A newly published report suggests that while long-term bitcoin holders are starting to take profits as the price of the flagship cryptocurrency keeps rising past new milestones, bitcoin miners are now accumulating coins.
On-chain analytics firm Glassnode has revealed that miner outflows have dried up so far this month, at a time in which long-term investors have started to dump a portion of their holdings. Usually, miners and long-term investors are the main sellers in BTC bull markets, it adds.

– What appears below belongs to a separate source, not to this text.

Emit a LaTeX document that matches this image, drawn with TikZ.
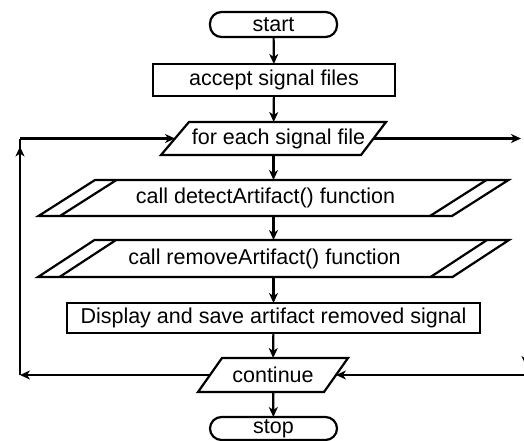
\documentclass[tikz,border=0pt]{standalone}
\usepackage{fontspec}
\setmainfont{Liberation Sans}
\usetikzlibrary{arrows.meta,calc}
\begin{document}
\begin{tikzpicture}[x=1pt,y=-1pt,line width=2.2pt,
  >={Stealth[length=10pt,width=9pt,inset=3pt]},
  base/.style={inner sep=0pt,outer sep=0pt,font=\fontsize{21.5}{25}\selectfont},
  term/.style={base,draw,rounded corners=11.5pt},
  proc/.style={base,draw},
  io/.style={base,draw=none},
  txt/.style={base}]
\clip (0,0) rectangle (524,441);

\node[term,minimum width=127pt,minimum height=25pt] (start) at (273.5,24.5) {start};
\node[proc,minimum width=242pt,minimum height=32pt] (accept) at (274,80) {accept signal files};
\node[io,minimum width=225pt,minimum height=33pt,
  label={[txt,xshift=5pt]center:for each signal file}] (each) at (273.5,138.5) {};
\node[io,minimum width=470pt,minimum height=36pt,
  label={[txt,xshift=-8pt]center:call detectArtifact() function}] (detect) at (273.5,198) {};
\node[io,minimum width=471pt,minimum height=37pt,
  label={[txt,xshift=-9pt]center:call removeArtifact() function}] (remove) at (273.5,258.5) {};
\node[proc,minimum width=413pt,minimum height=30pt] (display) at (273.5,318) {Display and save artifact removed signal};
\node[io,minimum width=150pt,minimum height=34pt,
  label={[txt]center:continue}] (cont) at (273,375) {};
\node[term,minimum width=127pt,minimum height=23pt] (stop) at (273.5,428.5) {stop};

% parallelogram outlines
\draw ([xshift=28pt]each.north west) -- (each.north east) -- ([xshift=-25pt]each.south east) -- (each.south west) -- cycle;
\draw ([xshift=24pt]cont.north west) -- (cont.north east) -- ([xshift=-24pt]cont.south east) -- (cont.south west) -- cycle;
\foreach \n in {detect,remove}{
  \draw ([xshift=56.5pt]\n.north west) -- (\n.north east) -- ([xshift=-56.5pt]\n.south east) -- (\n.south west) -- cycle;
  \draw ([xshift=78pt]\n.north west) -- ([xshift=21.5pt]\n.south west);
  \draw ([xshift=-22pt]\n.north east) -- ([xshift=-78.5pt]\n.south east);
}

% side points
\coordinate (eachL) at ($([xshift=28pt]each.north west)!0.5!(each.south west)$);
\coordinate (eachR) at ($(each.north east)!0.5!([xshift=-25pt]each.south east)$);
\coordinate (contL) at ($([xshift=24pt]cont.north west)!0.5!(cont.south west)$);
\coordinate (contR) at ($(cont.north east)!0.5!([xshift=-24pt]cont.south east)$);
\coordinate (L1) at (20,375);
\coordinate (L2) at (20,138.5);
\coordinate (R1) at (521,138.5);
\coordinate (R2) at (526,375);
\coordinate (R3) at (526,300);
\coordinate (R4) at (526,366);

% main flow
\draw[->] (start) -- (accept);
\draw[->] (accept) -- (each);
\draw[->] (each) -- (detect);
\draw[->] (detect) -- (remove);
\draw[->] (remove) -- (display);
\draw[->] (display) -- (cont);
\draw[->] (cont) -- (stop);

% loops
\draw[->] (contL) -- (L1);
\draw (L1) -- (L2);
\draw[->] (L1) -- ([yshift=-8pt]L2);
\draw[->] (L2) -- (eachL);
\draw[->] (eachR) -- (R1);
\draw[->] (R2) -- (contR);
\draw[->] (R3) -- (R4);
\end{tikzpicture}
\end{document}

Per Glassnode, as Cointelegraph reports, declining miner outflows can be seen as bullish, as miners have either already sold enough to cover operating costs and can, as such, reduce selling pressure on the market, or are now accumulating in response to Tesla’s $1.5 billion investment in the cryptocurrency.
The report reads:
- This suggests that miners have either completed adequate sales to cover costs, or could also mean they see Tesla’s vote of confidence as fair reason to keep a strong grip on their treasuries.
As miners are currently accumulating coins, Glassnode’s report concludes that the majority of selling pressure is now coming from long-term investors offloading their coins. It looks at Bitcoin’s Average Spent Output Lifespan (ASOL), which measures the average age of all spent transaction outputs in days, to show investors capitalized on the bull run that followed Tesla’s announcement to make a profit.
Glassnode also pointed to the Coin Days Destroyed (CDD) metric, which measures economic activity giving more weight to coins that have not been spent for a long time, and shows that older coins are being redistributed. It concludes that long-term investors have been taking profits since October, when PayPal announced it would let users buy, sell, and hold crypto.
It’s worth noting bitcoin miners’ revenues have recently been going up, as BTC’s price moved from around $11,000 in October to a new $50,000 all-time high before enduring a small correction.